→ **Exercise prompt**
Write out the material exactly. Do not include the pictures.

##### Data #####

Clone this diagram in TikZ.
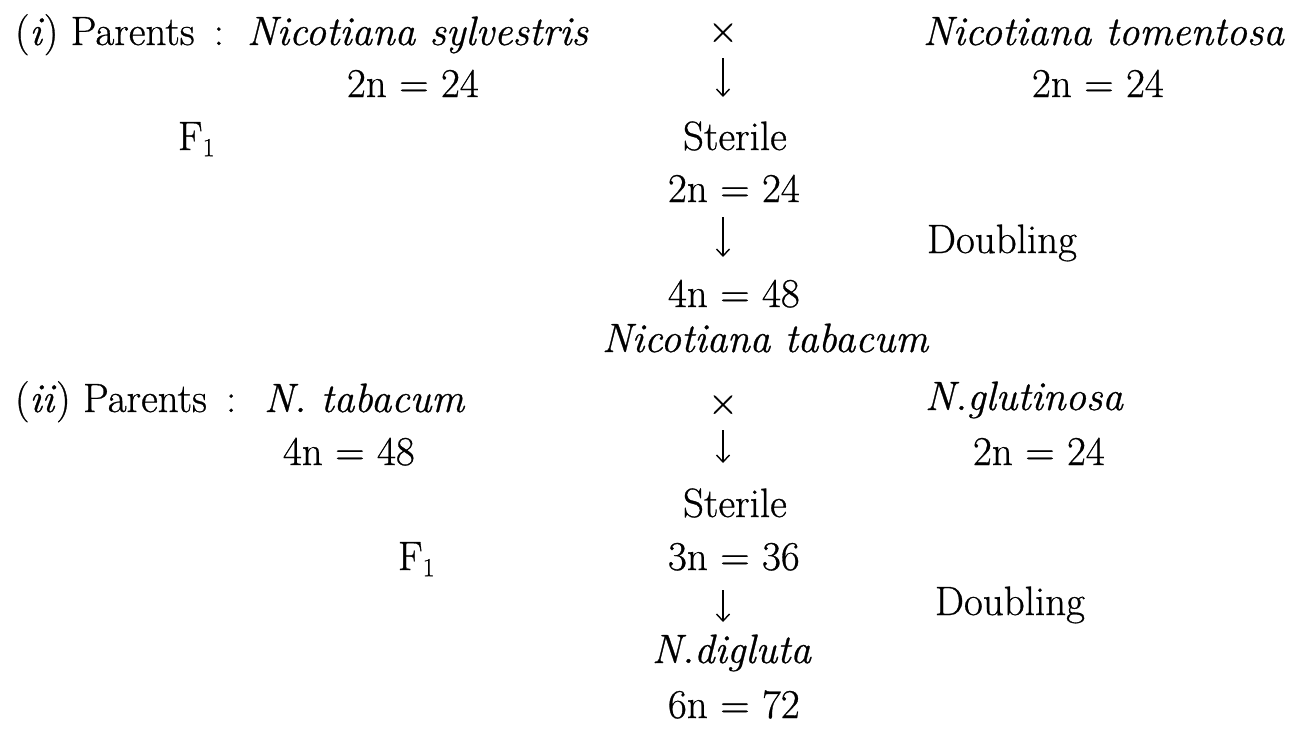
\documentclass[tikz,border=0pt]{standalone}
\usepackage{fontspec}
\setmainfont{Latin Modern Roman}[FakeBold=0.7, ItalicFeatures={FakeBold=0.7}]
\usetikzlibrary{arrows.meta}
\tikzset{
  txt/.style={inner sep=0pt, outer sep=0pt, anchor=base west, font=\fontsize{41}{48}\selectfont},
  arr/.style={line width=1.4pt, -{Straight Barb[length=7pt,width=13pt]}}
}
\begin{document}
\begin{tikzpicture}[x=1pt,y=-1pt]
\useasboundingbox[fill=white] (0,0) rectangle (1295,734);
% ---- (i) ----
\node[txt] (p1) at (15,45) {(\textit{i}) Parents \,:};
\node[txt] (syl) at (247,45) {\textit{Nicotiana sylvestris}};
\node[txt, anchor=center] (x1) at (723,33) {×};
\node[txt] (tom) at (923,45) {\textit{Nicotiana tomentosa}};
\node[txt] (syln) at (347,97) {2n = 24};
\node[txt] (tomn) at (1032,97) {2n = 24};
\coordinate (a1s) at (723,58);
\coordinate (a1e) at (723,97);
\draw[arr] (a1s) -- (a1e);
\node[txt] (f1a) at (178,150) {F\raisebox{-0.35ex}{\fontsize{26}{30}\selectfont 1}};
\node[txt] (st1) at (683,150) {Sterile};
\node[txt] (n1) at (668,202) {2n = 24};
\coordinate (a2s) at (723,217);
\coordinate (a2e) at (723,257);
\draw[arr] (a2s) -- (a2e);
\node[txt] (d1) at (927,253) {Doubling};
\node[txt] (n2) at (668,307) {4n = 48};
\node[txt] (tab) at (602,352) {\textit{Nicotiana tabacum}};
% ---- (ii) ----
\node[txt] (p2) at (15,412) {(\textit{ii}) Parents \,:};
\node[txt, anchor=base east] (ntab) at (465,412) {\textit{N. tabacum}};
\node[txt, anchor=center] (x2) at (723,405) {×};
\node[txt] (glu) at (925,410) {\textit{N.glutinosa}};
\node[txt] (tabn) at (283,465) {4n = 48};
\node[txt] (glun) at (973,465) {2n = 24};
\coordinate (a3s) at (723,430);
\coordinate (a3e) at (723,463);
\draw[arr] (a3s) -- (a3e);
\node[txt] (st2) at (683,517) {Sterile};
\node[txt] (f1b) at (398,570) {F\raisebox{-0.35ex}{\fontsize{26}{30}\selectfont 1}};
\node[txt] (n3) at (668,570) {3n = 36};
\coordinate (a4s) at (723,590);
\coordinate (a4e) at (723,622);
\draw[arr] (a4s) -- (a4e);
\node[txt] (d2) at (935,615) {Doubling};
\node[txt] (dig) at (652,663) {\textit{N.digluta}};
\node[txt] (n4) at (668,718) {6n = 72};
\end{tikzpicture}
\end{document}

#####

→ **Exercise solution**
Clone this diagram in TikZ.
\documentclass[tikz,border=0pt]{standalone}
\usepackage{fontspec}
\setmainfont{Latin Modern Roman}[FakeBold=0.7, ItalicFeatures={FakeBold=0.7}]
\usetikzlibrary{arrows.meta}
\tikzset{
  txt/.style={inner sep=0pt, outer sep=0pt, anchor=base west, font=\fontsize{41}{48}\selectfont},
  arr/.style={line width=1.4pt, -{Straight Barb[length=7pt,width=13pt]}}
}
\begin{document}
\begin{tikzpicture}[x=1pt,y=-1pt]
\useasboundingbox[fill=white] (0,0) rectangle (1295,734);
% ---- (i) ----
\node[txt] (p1) at (15,45) {(\textit{i}) Parents \,:};
\node[txt] (syl) at (247,45) {\textit{Nicotiana sylvestris}};
\node[txt, anchor=center] (x1) at (723,33) {×};
\node[txt] (tom) at (923,45) {\textit{Nicotiana tomentosa}};
\node[txt] (syln) at (347,97) {2n = 24};
\node[txt] (tomn) at (1032,97) {2n = 24};
\coordinate (a1s) at (723,58);
\coordinate (a1e) at (723,97);
\draw[arr] (a1s) -- (a1e);
\node[txt] (f1a) at (178,150) {F\raisebox{-0.35ex}{\fontsize{26}{30}\selectfont 1}};
\node[txt] (st1) at (683,150) {Sterile};
\node[txt] (n1) at (668,202) {2n = 24};
\coordinate (a2s) at (723,217);
\coordinate (a2e) at (723,257);
\draw[arr] (a2s) -- (a2e);
\node[txt] (d1) at (927,253) {Doubling};
\node[txt] (n2) at (668,307) {4n = 48};
\node[txt] (tab) at (602,352) {\textit{Nicotiana tabacum}};
% ---- (ii) ----
\node[txt] (p2) at (15,412) {(\textit{ii}) Parents \,:};
\node[txt, anchor=base east] (ntab) at (465,412) {\textit{N. tabacum}};
\node[txt, anchor=center] (x2) at (723,405) {×};
\node[txt] (glu) at (925,410) {\textit{N.glutinosa}};
\node[txt] (tabn) at (283,465) {4n = 48};
\node[txt] (glun) at (973,465) {2n = 24};
\coordinate (a3s) at (723,430);
\coordinate (a3e) at (723,463);
\draw[arr] (a3s) -- (a3e);
\node[txt] (st2) at (683,517) {Sterile};
\node[txt] (f1b) at (398,570) {F\raisebox{-0.35ex}{\fontsize{26}{30}\selectfont 1}};
\node[txt] (n3) at (668,570) {3n = 36};
\coordinate (a4s) at (723,590);
\coordinate (a4e) at (723,622);
\draw[arr] (a4s) -- (a4e);
\node[txt] (d2) at (935,615) {Doubling};
\node[txt] (dig) at (652,663) {\textit{N.digluta}};
\node[txt] (n4) at (668,718) {6n = 72};
\end{tikzpicture}
\end{document}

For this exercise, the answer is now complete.